6. Were editorial happy with the files generated by the cart?

Yes. When exploring all of the different options around production workflow, inevitably one of the questions is is the assistant editor going to do the transcoding for editorial. That would occupy a significant amount of an assistant editor's day and also delay the editor being able to work with the footage. Relieving our editorial team (Peter Frelik, Assistant Editor and Keith Reamer, Editor) of that duty was huge for them. We had happy editors. The footage always arrived in great shape. We had thorough technical conversations in pre-production about how they wanted to receive their dailies – there are a lot of details to decide on and having that tight communication with everyone during prep really set the stage for a smooth work flow once we started shooting. Keith and Peter are old pros and they would have been vocal if anything were amiss.

Photographed By Nicole Rivelli

7. Did the images and metadata meet production's expectations?

Yes absolutely. First and foremost our DP David Morrison was capturing beautiful images on set which is something no technical advancement should ever try to circumvent. Ben was able to dial in David's desired look the rest of the way. Everyone was happy with the footage. In fact, we just screened the assemblage for the producers and the director with the editorial footage and everyone is over the moon happy. As far as the metadata, again I heard no issues or complaints from editorial. And we did a test conform of a 2 minute sequence when we wrapped principal photography and that went smooth so all of the master footage and the editorial footage is matching up nicely it seems.

8. Was the investor happy with his iPad dailies?

Yes very much so. That is another function of this on set solution apparently – the operator can upload footage him/herself to a website that production procures. We didn't do it that way on "Innocence". I may explore that component on the next one. One step at a time!

Photographed By Linda Kallerus

9. Would you recommend other productions look at this approach to doing dailies?
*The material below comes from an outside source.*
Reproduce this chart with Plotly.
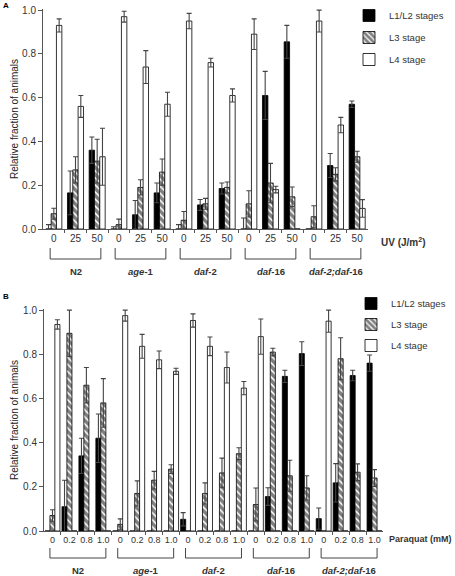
import plotly.graph_objects as go

# ---------------- data ----------------
strains = ["<b>N2</b>", "<b><i>age</i>-1</b>", "<b><i>daf</i>-2</b>", "<b><i>daf</i>-16</b>",
           "<b><i>daf-2;daf</i>-16</b>"]
stages = ["L1/L2 stages", "L3 stage", "L4 stage"]

uv_doses = ["0", "25", "50"]
A_L12 = [0.0, 0.165, 0.36, 0.0, 0.065, 0.165, 0.0, 0.11, 0.185, 0.0, 0.61, 0.855, 0.0, 0.29, 0.57]
A_L12_err = [0.02, 0.10, 0.06, 0.01, 0.065, 0.045, 0.02, 0.025, 0.025, 0.05, 0.11, 0.075, 0.0, 0.055, 0.015]
A_L3 = [0.07, 0.27, 0.31, 0.02, 0.19, 0.26, 0.04, 0.115, 0.19, 0.115, 0.21, 0.147, 0.056, 0.25, 0.33]
A_L3_err = [0.025, 0.06, 0.10, 0.025, 0.035, 0.06, 0.04, 0.025, 0.025, 0.06, 0.09, 0.045, 0.05, 0.03, 0.025]
A_L4 = [0.93, 0.56, 0.33, 0.97, 0.74, 0.57, 0.95, 0.76, 0.61, 0.89, 0.18, 0.0, 0.95, 0.475, 0.094]
A_L4_err = [0.03, 0.05, 0.13, 0.025, 0.075, 0.055, 0.035, 0.02, 0.03, 0.07, 0.015, 0.0, 0.05, 0.035, 0.04]

pq_doses = ["0", "0.2", "0.8", "1.0"]
B_L12 = [0.0, 0.11, 0.34, 0.42, 0.0, 0.0, 0.0, 0.0, 0.053, 0.0, 0.0, 0.0,
         0.0, 0.156, 0.70, 0.803, 0.056, 0.218, 0.704, 0.76]
B_L12_err = [0, 0.12, 0.08, 0.11, 0, 0, 0, 0, 0.03, 0, 0, 0,
             0, 0.04, 0.028, 0.054, 0.048, 0.087, 0.024, 0.037]
B_L3 = [0.07, 0.895, 0.66, 0.58, 0.03, 0.17, 0.23, 0.28, 0.0, 0.17, 0.263, 0.35,
        0.12, 0.81, 0.25, 0.195, 0.0, 0.78, 0.266, 0.24]
B_L3_err = [0.026, 0.105, 0.08, 0.11, 0.025, 0.057, 0.04, 0.02, 0, 0.048, 0.067, 0.027,
            0.075, 0.017, 0.07, 0.055, 0, 0.095, 0.038, 0.038]
B_L4 = [0.935, 0, 0, 0, 0.975, 0.836, 0.775, 0.723, 0.953, 0.836, 0.74, 0.647,
        0.88, 0, 0, 0, 0.95, 0, 0, 0]
B_L4_err = [0.021, 0, 0, 0, 0.025, 0.054, 0.04, 0.014, 0.03, 0.042, 0.07, 0.03,
            0.08, 0, 0, 0, 0.05, 0, 0, 0]

y_ticks = [0, 0.2, 0.4, 0.6, 0.8, 1.0]

# ---------------- styling ----------------
W, H = 455, 576
FONT = "Liberation Sans, Arial, sans-serif"
TXT = "#333333"
ERRC = "#444444"

def px_x(p):
    return p / W

def px_y(p):
    return 1 - p / H

fig = go.Figure()

def add_panel(vals, errs, xa, ya, legend, width, offsets, gname):
    n = len(vals[0])
    xs = list(range(n))
    styles = [
        dict(color="black", line=dict(color="black", width=0.8)),
        dict(color="white", line=dict(color="black", width=0.8),
             pattern=dict(shape="\\", fgcolor="black", bgcolor="white", size=5, solidity=0.7)),
        dict(color="white", line=dict(color="black", width=0.8)),
    ]
    for k in range(3):
        fig.add_trace(go.Bar(
            x=xs, y=vals[k], name=stages[k], xaxis=xa, yaxis=ya,
            width=width, offset=offsets[k], marker=styles[k],
            error_y=dict(type="data", array=errs[k], symmetric=True,
                         color=ERRC, thickness=1.1, width=2.5),
            legend=legend, legendgroup=f"{gname}{k}", showlegend=True,
        ))

add_panel([A_L12, A_L3, A_L4], [A_L12_err, A_L3_err, A_L4_err], "x", "y", "legend",
          0.25, [-0.37, -0.125, 0.12], "a")
add_panel([B_L12, B_L3, B_L4], [B_L12_err, B_L3_err, B_L4_err], "x2", "y2", "legend2",
          0.3, [-0.44, -0.15, 0.14], "b")

# domains (pixels -> paper)
A_left, A_right, A_top, A_bot = 43, 368, 9, 229
B_left, B_right, B_top, B_bot = 44, 383, 309, 531

nA = len(A_L12)
nB = len(B_L12)

axis_common = dict(showline=True, linecolor="#555555", linewidth=1, zeroline=False,
                   showgrid=False)

fig.update_layout(
    width=W, height=H, margin=dict(l=0, r=0, t=0, b=0, autoexpand=False),
    paper_bgcolor="white", plot_bgcolor="white",
    font=dict(family=FONT, color=TXT, size=10),
    barmode="overlay",
    xaxis=dict(domain=[px_x(A_left), px_x(A_right)], anchor="y", range=[-0.5, nA - 0.5],
               tickvals=list(range(nA)), ticktext=uv_doses * len(strains), ticks="",
               tickfont=dict(family=FONT, size=10, color=TXT),
               minor=dict(tickvals=[i + 0.5 for i in range(nA - 1)], ticks="outside",
                          ticklen=3, tickcolor="#555555"),
               **axis_common),
    yaxis=dict(domain=[px_y(A_bot), px_y(A_top)], anchor="x", range=[0, 1.005],
               tickvals=y_ticks, tickformat=".1f", ticks="outside", ticklen=4,
               tickfont=dict(family=FONT, size=10, color=TXT),
               tickcolor="#555555", **axis_common),
    xaxis2=dict(domain=[px_x(B_left), px_x(B_right)], anchor="y2", range=[-0.5, nB - 0.5],
                tickvals=list(range(nB)), ticktext=pq_doses * len(strains), ticks="",
                tickfont=dict(family=FONT, size=9, color=TXT),
                minor=dict(tickvals=[i + 0.5 for i in range(nB - 1)], ticks="outside",
                           ticklen=3, tickcolor="#555555"),
                **axis_common),
    yaxis2=dict(domain=[px_y(B_bot), px_y(B_top)], anchor="x2", range=[0, 1.005],
                tickvals=y_ticks, tickformat=".1f", ticks="outside", ticklen=4,
                tickfont=dict(family=FONT, size=10, color=TXT),
                tickcolor="#555555", **axis_common),
    legend=dict(x=px_x(349), y=px_y(1), xanchor="left", yanchor="top",
                font=dict(family=FONT, size=9.5, color=TXT), bgcolor="rgba(0,0,0,0)",
                tracegroupgap=3, traceorder="grouped", itemclick=False),
    legend2=dict(x=px_x(351), y=px_y(289), xanchor="left", yanchor="top",
                 font=dict(family=FONT, size=9.5, color=TXT), bgcolor="rgba(0,0,0,0)",
                 tracegroupgap=2, traceorder="grouped", itemclick=False),
)

shapes = []
annotations = []

def brackets(xref, n_doses, y_h, y_top, y_lab, pad):
    for i, s in enumerate(strains):
        x0 = i * n_doses - pad
        x1 = i * n_doses + n_doses - 1 + pad
        line = dict(color="#444444", width=1)
        shapes.append(dict(type="line", xref=xref, yref="paper", x0=x0, x1=x1,
                           y0=px_y(y_h), y1=px_y(y_h), line=line))
        for xx in (x0, x1):
            shapes.append(dict(type="line", xref=xref, yref="paper", x0=xx, x1=xx,
                               y0=px_y(y_h), y1=px_y(y_top), line=line))
        annotations.append(dict(text=s, xref=xref, yref="paper", x=(x0 + x1) / 2,
                                y=px_y(y_lab), showarrow=False, xanchor="center",
                                yanchor="middle", font=dict(family=FONT, size=9.5, color=TXT)))

brackets("x", 3, 259, 248, 271, 0.17)
brackets("x2", 4, 558, 548, 570, 0.15)

annotations += [
    dict(text="<b>A</b>", xref="paper", yref="paper", x=px_x(1), y=px_y(5), showarrow=False,
         xanchor="left", yanchor="middle", font=dict(family=FONT, size=8, color="black")),
    dict(text="<b>B</b>", xref="paper", yref="paper", x=px_x(1), y=px_y(296), showarrow=False,
         xanchor="left", yanchor="middle", font=dict(family=FONT, size=8, color="black")),
    dict(text="Relative fraction of animals", xref="paper", yref="paper", x=px_x(14),
         y=px_y((A_top + A_bot) / 2), textangle=-90, showarrow=False, xanchor="center",
         yanchor="middle", font=dict(family=FONT, size=10, color="#222222")),
    dict(text="Relative fraction of animals", xref="paper", yref="paper", x=px_x(14),
         y=px_y((B_top + B_bot) / 2), textangle=-90, showarrow=False, xanchor="center",
         yanchor="middle", font=dict(family=FONT, size=10, color="#222222")),
    dict(text="<b>UV (J/m<sup>2</sup>)</b>", xref="paper", yref="paper", x=px_x(379),
         y=px_y(242), showarrow=False, xanchor="left", yanchor="middle",
         font=dict(family=FONT, size=10, color=TXT)),
    dict(text="<b>Paraquat (mM)</b>", xref="paper", yref="paper", x=px_x(454),
         y=px_y(539), showarrow=False, xanchor="right", yanchor="middle",
         font=dict(family=FONT, size=9, color=TXT)),
]

fig.update_layout(shapes=shapes, annotations=annotations)
fig.write_html("out.html", config={"displayModeBar": False},
               post_script="document.body.style.margin='0';document.body.style.overflow='hidden';")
Yes I think it makes a lot of sense for a production to look at it. There is a lot of versatility in how you can apply this system and I suspect you can come up with one that makes sense for your production, budget, etc.

10. Was there a budget savings in doing the dailies this way?

Compared to a DIT/lab scenario yes absolutely. I think the money was comparable to the loader/lab scenario but that isn't apples to apples. Again, being able to work with the footage within minutes of shooting it and being in control of our own transcoding / editorial delivery schedule with a dedicated operator/system is not something that the loader/lab scenario offers. And Gus, Chris and Ryan really had a lot to do with it. They were motivated to see the system work on a feature so they cut us a competitive deal.